RECORDS PROVIDED

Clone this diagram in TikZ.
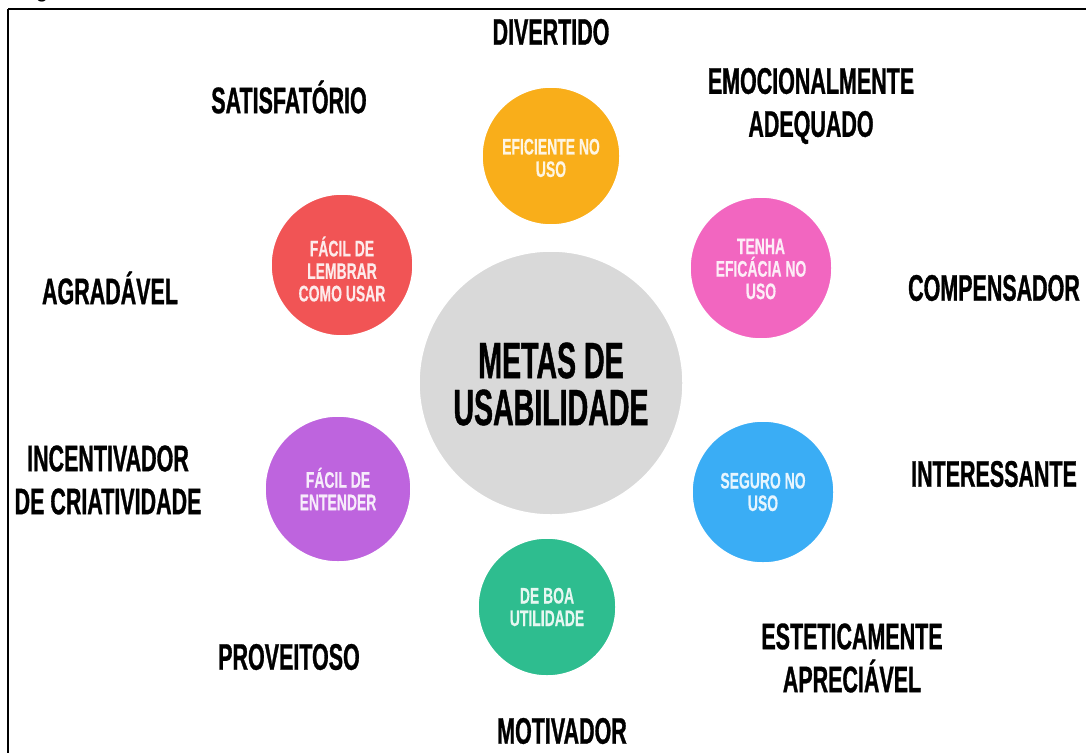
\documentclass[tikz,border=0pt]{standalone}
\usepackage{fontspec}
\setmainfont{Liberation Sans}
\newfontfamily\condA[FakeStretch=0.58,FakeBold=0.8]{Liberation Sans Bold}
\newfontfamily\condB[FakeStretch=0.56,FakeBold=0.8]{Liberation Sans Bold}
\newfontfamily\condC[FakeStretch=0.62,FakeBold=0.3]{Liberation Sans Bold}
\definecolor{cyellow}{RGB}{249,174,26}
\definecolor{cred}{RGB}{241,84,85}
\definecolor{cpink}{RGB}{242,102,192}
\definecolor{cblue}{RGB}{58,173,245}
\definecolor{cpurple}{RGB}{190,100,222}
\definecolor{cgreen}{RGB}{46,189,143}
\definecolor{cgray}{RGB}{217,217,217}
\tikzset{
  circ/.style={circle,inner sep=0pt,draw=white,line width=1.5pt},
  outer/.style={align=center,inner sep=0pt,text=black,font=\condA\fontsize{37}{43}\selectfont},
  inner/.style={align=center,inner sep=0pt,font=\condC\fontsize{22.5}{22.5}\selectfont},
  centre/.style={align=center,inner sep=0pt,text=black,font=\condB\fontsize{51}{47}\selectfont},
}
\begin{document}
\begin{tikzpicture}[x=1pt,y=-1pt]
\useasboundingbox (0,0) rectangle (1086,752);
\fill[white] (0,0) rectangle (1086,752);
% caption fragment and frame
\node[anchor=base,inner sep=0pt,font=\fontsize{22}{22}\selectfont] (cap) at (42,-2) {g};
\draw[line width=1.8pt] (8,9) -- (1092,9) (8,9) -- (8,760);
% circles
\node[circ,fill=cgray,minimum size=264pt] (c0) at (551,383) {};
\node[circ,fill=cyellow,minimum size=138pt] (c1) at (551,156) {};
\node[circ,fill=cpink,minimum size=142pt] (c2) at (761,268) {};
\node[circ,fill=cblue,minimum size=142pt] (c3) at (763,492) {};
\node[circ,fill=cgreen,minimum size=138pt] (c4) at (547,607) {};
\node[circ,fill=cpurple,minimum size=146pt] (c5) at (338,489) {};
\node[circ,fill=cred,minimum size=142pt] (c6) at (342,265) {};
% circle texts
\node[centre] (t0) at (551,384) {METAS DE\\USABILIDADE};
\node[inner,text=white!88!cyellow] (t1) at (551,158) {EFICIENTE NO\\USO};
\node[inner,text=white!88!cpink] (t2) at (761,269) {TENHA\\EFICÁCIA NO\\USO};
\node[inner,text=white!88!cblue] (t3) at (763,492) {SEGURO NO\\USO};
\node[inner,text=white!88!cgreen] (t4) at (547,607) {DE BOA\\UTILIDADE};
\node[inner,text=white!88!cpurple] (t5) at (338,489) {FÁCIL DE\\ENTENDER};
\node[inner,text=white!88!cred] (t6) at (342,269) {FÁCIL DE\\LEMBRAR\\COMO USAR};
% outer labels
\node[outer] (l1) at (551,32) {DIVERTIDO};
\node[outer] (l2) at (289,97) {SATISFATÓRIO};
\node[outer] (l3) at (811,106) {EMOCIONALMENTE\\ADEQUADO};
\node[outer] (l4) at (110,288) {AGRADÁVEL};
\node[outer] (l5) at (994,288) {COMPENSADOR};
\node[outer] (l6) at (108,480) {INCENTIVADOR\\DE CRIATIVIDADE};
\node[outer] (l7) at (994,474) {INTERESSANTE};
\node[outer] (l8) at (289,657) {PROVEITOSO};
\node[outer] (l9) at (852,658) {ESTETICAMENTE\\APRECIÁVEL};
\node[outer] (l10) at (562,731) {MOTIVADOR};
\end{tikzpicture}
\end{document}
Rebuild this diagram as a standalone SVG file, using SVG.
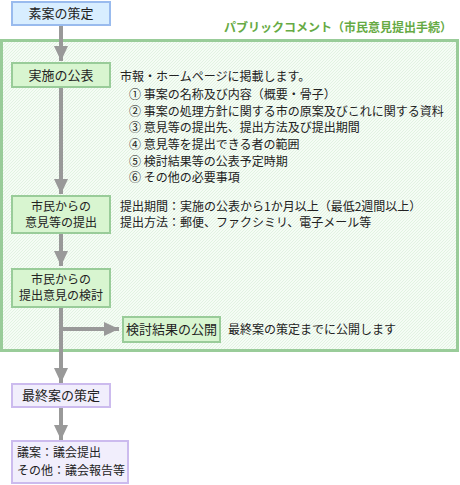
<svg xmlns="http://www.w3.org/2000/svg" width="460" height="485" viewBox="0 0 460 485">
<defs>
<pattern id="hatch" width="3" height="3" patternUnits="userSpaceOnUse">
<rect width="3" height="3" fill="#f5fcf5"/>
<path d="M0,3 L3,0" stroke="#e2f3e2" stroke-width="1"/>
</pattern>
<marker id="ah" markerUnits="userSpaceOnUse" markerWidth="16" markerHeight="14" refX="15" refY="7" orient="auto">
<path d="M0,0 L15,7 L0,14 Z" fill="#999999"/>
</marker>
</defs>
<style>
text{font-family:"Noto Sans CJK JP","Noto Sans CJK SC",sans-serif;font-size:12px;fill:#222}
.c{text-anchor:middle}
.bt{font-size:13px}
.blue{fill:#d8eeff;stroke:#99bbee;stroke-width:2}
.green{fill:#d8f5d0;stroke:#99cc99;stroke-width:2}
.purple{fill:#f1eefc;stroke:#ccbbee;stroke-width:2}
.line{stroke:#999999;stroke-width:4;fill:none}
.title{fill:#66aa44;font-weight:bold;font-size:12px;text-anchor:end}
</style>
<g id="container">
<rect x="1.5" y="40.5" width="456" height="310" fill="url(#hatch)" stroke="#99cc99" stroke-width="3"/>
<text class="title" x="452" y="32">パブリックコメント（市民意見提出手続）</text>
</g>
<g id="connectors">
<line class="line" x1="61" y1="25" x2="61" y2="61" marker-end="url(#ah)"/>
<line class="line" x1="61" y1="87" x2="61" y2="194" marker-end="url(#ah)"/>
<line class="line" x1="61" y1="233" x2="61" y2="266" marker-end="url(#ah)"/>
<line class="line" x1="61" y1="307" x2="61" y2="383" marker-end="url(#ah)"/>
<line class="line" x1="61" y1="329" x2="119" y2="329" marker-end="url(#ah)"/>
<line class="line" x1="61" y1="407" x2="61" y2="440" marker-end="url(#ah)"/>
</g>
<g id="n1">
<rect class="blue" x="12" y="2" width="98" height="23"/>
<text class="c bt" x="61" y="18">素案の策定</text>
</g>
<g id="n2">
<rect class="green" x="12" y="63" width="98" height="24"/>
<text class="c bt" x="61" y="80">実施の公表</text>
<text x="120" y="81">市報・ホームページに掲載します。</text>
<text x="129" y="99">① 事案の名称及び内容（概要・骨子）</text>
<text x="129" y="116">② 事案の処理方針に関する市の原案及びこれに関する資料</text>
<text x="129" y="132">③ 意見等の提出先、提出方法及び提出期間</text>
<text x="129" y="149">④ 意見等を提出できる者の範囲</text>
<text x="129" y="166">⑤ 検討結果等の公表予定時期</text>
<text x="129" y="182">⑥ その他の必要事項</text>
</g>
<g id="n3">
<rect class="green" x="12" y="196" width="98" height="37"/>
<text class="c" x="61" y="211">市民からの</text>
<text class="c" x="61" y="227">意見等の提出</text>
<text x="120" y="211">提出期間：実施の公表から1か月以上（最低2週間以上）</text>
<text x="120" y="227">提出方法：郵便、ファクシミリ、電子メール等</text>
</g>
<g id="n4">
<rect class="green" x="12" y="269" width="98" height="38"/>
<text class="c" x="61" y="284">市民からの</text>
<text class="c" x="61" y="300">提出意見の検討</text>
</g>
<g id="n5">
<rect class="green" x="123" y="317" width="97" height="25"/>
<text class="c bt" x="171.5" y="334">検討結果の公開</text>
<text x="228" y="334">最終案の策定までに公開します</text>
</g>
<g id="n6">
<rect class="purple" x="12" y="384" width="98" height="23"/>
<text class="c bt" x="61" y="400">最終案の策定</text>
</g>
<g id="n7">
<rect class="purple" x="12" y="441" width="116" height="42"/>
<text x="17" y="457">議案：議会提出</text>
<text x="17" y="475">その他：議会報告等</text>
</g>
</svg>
==
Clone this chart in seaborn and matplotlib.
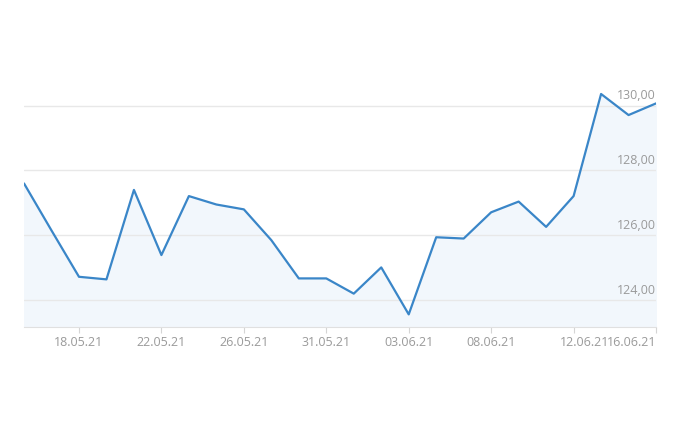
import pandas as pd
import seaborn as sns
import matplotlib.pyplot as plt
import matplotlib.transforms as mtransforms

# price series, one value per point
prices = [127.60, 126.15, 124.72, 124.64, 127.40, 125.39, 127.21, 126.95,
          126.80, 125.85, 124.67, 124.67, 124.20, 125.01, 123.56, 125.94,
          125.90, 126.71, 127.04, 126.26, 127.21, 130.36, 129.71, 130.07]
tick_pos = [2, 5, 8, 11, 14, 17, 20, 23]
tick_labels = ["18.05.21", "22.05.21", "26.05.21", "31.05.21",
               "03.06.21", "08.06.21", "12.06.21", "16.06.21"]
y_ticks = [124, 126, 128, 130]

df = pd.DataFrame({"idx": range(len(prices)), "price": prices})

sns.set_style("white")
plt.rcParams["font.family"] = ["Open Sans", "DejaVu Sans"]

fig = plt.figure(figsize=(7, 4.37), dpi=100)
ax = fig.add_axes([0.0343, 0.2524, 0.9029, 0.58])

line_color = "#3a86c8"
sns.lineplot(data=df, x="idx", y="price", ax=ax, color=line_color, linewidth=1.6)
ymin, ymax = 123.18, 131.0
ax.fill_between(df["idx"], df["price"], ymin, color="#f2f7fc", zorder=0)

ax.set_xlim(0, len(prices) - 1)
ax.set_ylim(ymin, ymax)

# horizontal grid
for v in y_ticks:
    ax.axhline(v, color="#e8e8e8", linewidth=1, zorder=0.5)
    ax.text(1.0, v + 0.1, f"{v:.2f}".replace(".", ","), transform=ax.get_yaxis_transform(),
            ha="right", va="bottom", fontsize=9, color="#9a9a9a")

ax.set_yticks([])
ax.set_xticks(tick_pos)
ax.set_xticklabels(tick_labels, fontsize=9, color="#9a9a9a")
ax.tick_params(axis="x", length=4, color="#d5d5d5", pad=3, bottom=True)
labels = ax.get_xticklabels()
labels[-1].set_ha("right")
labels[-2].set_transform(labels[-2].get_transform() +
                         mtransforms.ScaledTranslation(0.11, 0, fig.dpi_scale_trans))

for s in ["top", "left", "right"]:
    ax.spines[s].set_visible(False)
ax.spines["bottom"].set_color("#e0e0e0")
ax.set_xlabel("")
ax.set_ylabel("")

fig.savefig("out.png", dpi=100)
--
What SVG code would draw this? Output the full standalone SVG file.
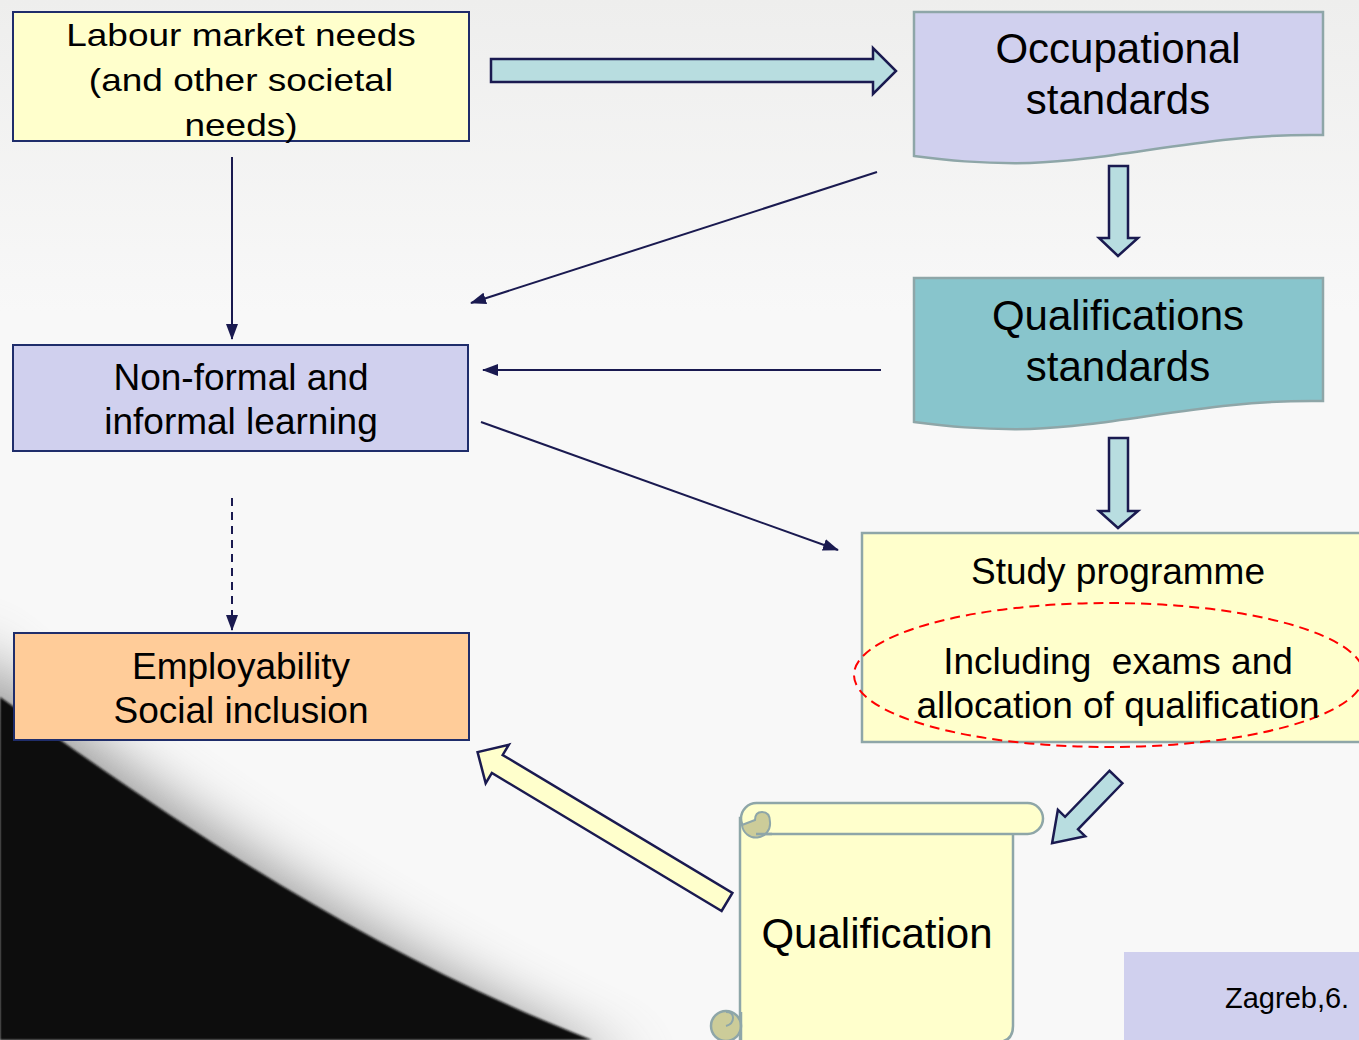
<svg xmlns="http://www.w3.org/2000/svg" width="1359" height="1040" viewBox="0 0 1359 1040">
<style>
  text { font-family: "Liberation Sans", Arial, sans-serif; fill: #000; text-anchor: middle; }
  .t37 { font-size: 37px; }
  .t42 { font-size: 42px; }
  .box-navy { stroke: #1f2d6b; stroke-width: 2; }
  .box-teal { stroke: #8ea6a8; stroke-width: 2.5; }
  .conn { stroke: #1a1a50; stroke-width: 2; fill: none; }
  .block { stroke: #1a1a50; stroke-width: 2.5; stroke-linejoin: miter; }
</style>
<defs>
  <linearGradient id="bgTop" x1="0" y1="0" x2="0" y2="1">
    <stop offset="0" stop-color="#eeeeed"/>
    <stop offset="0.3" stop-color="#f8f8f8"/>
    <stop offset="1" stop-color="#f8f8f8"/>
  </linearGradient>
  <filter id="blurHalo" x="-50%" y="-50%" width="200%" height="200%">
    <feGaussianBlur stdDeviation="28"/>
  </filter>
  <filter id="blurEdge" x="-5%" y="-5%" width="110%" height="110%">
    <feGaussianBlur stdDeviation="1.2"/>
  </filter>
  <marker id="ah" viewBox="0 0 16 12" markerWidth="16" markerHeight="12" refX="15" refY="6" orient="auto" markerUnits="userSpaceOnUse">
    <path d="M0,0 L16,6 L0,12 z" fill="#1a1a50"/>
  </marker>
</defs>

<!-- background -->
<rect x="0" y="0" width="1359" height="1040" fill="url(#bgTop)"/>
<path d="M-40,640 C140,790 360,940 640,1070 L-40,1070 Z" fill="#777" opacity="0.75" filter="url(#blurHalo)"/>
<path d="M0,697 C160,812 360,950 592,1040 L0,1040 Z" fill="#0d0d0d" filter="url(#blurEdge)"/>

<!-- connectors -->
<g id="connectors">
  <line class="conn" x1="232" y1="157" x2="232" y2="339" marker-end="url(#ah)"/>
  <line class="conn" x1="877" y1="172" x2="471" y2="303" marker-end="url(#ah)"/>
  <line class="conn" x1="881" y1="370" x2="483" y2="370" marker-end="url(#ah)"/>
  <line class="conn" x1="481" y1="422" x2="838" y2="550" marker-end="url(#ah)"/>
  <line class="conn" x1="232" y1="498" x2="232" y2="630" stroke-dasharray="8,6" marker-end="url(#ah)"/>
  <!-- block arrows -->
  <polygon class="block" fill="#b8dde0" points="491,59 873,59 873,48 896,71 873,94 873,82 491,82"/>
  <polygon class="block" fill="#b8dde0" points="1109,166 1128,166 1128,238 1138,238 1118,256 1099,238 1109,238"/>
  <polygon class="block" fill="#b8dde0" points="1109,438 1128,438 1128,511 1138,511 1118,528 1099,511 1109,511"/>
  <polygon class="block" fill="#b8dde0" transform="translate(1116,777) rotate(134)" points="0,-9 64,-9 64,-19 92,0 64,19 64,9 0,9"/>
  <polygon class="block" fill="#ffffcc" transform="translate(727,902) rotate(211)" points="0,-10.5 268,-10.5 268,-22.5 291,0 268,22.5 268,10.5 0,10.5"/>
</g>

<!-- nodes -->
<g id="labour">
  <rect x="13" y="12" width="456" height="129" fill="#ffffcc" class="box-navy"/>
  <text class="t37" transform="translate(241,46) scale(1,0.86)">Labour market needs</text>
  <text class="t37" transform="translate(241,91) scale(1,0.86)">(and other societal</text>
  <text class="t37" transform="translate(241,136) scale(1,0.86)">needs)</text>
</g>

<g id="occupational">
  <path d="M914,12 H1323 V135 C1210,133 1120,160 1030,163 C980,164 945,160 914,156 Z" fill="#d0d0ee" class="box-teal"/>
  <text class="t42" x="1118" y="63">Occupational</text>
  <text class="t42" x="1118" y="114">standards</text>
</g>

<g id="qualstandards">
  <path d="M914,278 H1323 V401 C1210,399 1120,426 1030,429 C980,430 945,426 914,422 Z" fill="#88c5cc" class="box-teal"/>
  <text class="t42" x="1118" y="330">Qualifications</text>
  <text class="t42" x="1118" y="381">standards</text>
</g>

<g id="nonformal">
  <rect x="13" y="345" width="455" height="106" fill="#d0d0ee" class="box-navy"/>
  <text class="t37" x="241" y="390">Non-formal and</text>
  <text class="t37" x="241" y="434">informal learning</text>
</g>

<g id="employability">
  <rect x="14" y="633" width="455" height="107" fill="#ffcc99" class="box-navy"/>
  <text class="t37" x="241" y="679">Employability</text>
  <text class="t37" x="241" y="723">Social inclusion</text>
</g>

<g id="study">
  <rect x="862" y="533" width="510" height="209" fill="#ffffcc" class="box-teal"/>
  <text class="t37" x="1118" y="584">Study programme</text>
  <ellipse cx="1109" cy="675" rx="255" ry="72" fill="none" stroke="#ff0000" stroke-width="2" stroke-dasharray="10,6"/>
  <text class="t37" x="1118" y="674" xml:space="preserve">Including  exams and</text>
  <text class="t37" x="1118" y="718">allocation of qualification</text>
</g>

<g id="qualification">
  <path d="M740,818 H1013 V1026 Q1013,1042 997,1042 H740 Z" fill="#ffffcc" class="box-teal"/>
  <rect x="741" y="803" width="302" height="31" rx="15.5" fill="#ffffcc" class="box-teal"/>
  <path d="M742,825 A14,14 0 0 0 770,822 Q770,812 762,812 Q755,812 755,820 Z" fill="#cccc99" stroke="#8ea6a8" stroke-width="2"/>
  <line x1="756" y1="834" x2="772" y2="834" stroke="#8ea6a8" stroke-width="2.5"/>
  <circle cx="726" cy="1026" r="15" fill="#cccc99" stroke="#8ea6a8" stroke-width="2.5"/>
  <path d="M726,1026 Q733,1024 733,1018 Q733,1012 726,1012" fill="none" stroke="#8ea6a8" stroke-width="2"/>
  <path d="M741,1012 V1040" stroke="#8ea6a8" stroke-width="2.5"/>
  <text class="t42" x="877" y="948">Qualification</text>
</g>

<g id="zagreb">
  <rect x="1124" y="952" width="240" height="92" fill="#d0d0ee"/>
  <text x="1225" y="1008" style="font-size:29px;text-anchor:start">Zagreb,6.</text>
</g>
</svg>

STATED GOAL
The copy should hold exactly the lines from the line with "Clone this chart in seaborn and matplotlib." to the line with "import matplotlib.transforms as mtransforms", both ends in, set down without any pictures and with nothing added.

FINAL RESULT
Clone this chart in seaborn and matplotlib.
import pandas as pd
import seaborn as sns
import matplotlib.pyplot as plt
import matplotlib.transforms as mtransforms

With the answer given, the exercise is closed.